Task description:
Tally the lines that hold the word "this" and reply with that figure only.

= = = =

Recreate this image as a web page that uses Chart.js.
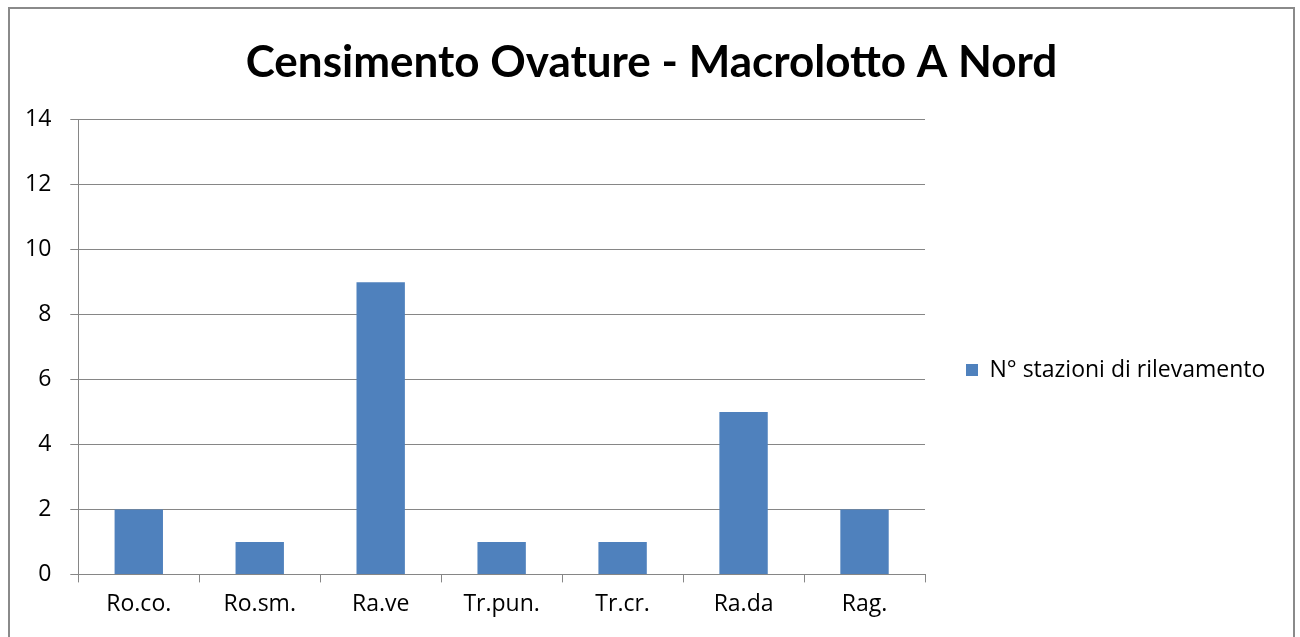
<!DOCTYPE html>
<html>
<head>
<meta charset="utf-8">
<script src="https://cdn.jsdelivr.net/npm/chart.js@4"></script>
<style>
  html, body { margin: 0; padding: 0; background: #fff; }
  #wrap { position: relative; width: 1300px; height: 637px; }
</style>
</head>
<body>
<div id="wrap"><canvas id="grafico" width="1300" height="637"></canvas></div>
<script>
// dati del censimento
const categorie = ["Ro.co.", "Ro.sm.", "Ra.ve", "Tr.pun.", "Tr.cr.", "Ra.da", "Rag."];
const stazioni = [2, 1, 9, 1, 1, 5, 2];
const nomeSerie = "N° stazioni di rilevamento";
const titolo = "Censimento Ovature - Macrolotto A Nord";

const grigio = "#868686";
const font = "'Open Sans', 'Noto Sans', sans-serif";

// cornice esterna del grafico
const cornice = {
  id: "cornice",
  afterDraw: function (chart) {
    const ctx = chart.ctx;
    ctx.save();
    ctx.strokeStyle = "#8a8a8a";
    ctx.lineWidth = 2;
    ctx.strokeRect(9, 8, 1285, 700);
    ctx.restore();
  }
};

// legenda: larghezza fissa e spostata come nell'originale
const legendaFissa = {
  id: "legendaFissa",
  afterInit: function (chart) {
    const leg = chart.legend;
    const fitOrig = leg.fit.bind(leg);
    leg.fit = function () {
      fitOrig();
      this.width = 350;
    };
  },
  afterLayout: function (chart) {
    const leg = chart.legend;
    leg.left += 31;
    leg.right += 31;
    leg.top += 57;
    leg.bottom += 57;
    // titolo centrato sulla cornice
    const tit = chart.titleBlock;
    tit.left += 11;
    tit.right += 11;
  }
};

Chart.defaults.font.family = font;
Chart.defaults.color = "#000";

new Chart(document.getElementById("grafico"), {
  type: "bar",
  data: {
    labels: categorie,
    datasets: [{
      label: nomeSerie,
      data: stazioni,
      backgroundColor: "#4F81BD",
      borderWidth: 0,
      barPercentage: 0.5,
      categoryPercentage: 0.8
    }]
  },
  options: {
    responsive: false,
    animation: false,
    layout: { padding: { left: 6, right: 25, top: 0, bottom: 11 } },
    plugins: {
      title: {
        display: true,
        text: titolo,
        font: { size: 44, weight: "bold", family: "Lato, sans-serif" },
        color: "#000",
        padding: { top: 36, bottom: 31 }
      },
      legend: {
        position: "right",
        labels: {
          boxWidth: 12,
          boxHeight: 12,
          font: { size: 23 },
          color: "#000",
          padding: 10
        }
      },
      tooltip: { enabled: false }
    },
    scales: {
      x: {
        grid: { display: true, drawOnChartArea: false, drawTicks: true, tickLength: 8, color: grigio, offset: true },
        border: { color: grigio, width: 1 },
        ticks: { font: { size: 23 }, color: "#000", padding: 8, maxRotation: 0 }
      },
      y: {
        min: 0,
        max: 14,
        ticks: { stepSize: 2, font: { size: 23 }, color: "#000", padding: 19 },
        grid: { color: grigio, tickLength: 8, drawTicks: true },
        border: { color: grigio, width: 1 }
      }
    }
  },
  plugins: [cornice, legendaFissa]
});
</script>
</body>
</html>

= = = =

Expected answer:
2